Originally Mr Thomas came over to Lundy from Sennen every year for the fishing. He paid £10 per annum and this rental included the use of The Fish Palace (now demolished) on the beach and a store on the Beach Road. He and his colleagues caught lobster, crabs, crayfish, mackerel and herring. Some of the catch was smoked at the Fish Palace or salted, but mostly it was sent across to the mainland for sale. When, as a boy, he had first come to Lundy with his uncles for the fishing, they were frequently troubled by poachers. These thieves would pilfer their crab and lobster pots as well as the store pot, known in the West Country as the ‘carb’. To counteract this problem the Lundy fishers, armed with shotguns, would keep nightly watch over their pots and fire warning shots if they saw any craft approaching with dishonest intent.
George Thomas became a full island employee after 1879 and an invaluable general factotum who often took the Heaven children out sailing. He was also the gardener and introduced mesembryanthemums to the island. One of his duties was to look after the church and keep the clock wound. First he lived at one of the Castle Cottages, then at the Quarry Cottages (now ruined) before building his own 'Palace.' This comprised a kitchen and two bedrooms with a separate wash house at the back. He and his wife, Susan, lived there with their four sons and a daughter, Hetty.
After Mr and Mrs Thomas left Lundy, probably in 1911, the Palace's next occupant was the curate, Rev. Mr Swatridge, who took the Rev. Mr Heaven's place after the latter moved to the mainland in 1911. At about this time it was renamed Cliff Bungalow. Mr Swatridge gave it up in 1916 and was succeeded by Mr and Mrs Allday, who lived there until 1926. Frederick Allday had been appointed to the Lloyd's signal station on Lundy in 1896. In those days Lloyd’s had signal stations all round the coast of the British Isles reporting passing shipping. That on Lundy consisted of a look-out on the old parade ground east of the Castle and a pair of cottages behind it, linked to the mainland by telegraph. Being in such an exposed position, these cottages were impossible to maintain and were eventually pulled down in 1989.
Mr Allday, who doubled as post-master (see also Castle Cottage), retired from Lloyd’s in 1909, but stayed on Lundy, moving first to the old Quarry Cottages, before settling at Cliff Bungalow. This they may have done in 1916, the same year that their daughter, Mildred, had the distinction of being the first bride to be married in the church of St. Helena, with Mr Swatridge presiding.

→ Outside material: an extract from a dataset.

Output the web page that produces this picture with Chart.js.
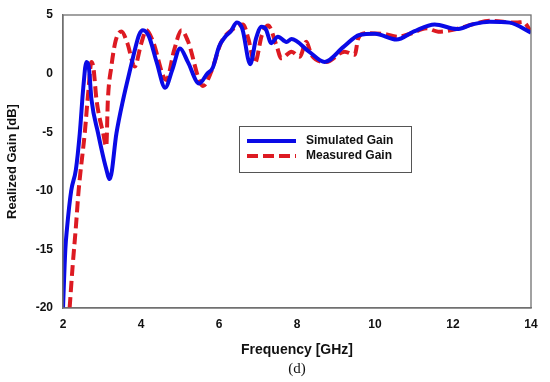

In 1927 a Miss Wilda Gee visited Lundy and decided she would like to live there for long periods. She subsequently hired the Cliff Bungalow. Miss Gee, who referred to the Tavern as 'the only blot on the island,' was an individualist. She had been a militant suffragette and had served a short prison sentence for chaining herself to the railings at the Houses of Parliament. She would invite the islanders for vegetarian suppers and then entertain them by reading aloud in a high pitched falsetto voice.
In 1939 Mr Harman granted Mrs Hanmer a repairing lease of the Cliff Bungalow rent-free for seven years. He had met the Hanmer family on a skiing holiday and for some years they had stayed annually in the Old Light. The Hanmer regime was spartan. Once on the island the children had to cut bracken, then choose a spot on the floor for their ‘mattresses’. Between six-thirty and seven in the morning they had a nude swim and then after breakfast, each child was given a piece of bread and a bar of chocolate and told not to appear until supper at six o'clock that evening.
Rebuilt by the Harmans
In 1963 the Harmans decided to rebuild and renovate Hanmers for holiday lettings. The main building and the wash-room had been separate, but the main building was extended to provide a new kitchen, bedroom, w.c. and wash-room. The sitting room and bedrooms were fitted with new windows and the walls lined with new panelling of tongue-and-groove boards. The exterior corrugated-iron sheeting was removed and replaced with cedar boarding.
In the roof a large new tank was positioned to catch rainwater. The water supply inside the bungalow had to be pumped up by a semi-rotary pump daily but Landmark removed this and water is now conveniently supplied by gravity pipe feed. Calor gas lights and cooker were installed. The views from Hanmers along the island's east side are rivalled only by those from Castle Cottage.